Note that \(\hat \theta\) is a function that we are trying to find so this is a calculus of variations problem. Basic calculus isn’t sufficient to solve this problem. However, we may proceed heuristically.

**Example 3.9 **Suppose that \(L(\theta, \hat \theta) = |\theta - \hat \theta|^2\).
Then,
\[r(\hat \theta; \theta | x^n) = \int |\theta - \hat \theta|^2 f(\theta| x^n) d\theta\]
Heuristically, the minimizer of the above is found when
\[ 0 = \frac{\partial}{\partial \hat\theta} r(\hat \theta; \theta | x^n)
= \int (\hat \theta - \theta ) f(\theta| x^n) d\theta \,.\]
Therefore,
\[ \hat \theta = \int \theta f(\theta | x^n) d \theta.\]
So, the Bayes estimator for square loss would be the posterior mean.

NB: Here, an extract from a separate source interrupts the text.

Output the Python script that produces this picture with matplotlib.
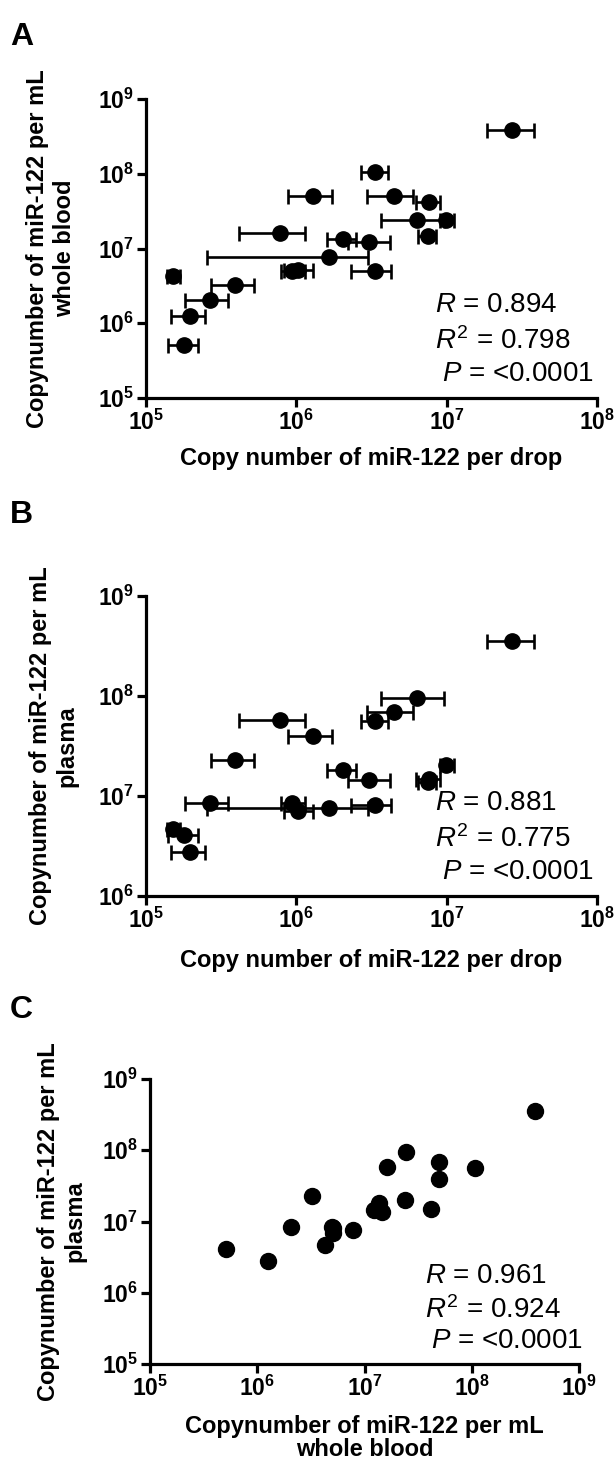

The above calculation can be made rigorous via the study calculus of variations.

**Exercise 3.13 **

Let \(X\) be a continuous random variable. Show that \[\min_a \mathbb{E}|X - a|\] is achieved when \(a\) is the median of \(X\), i.e, \[ \mathbb{P}(X\geq a) = \mathbb{P}(X\leq a) = 1/2.\]

For absolute error loss, \(L(\theta,\hat \theta) = |\theta - \hat \theta|\), show that the Bayes estimator is the median of of the posterior distribution.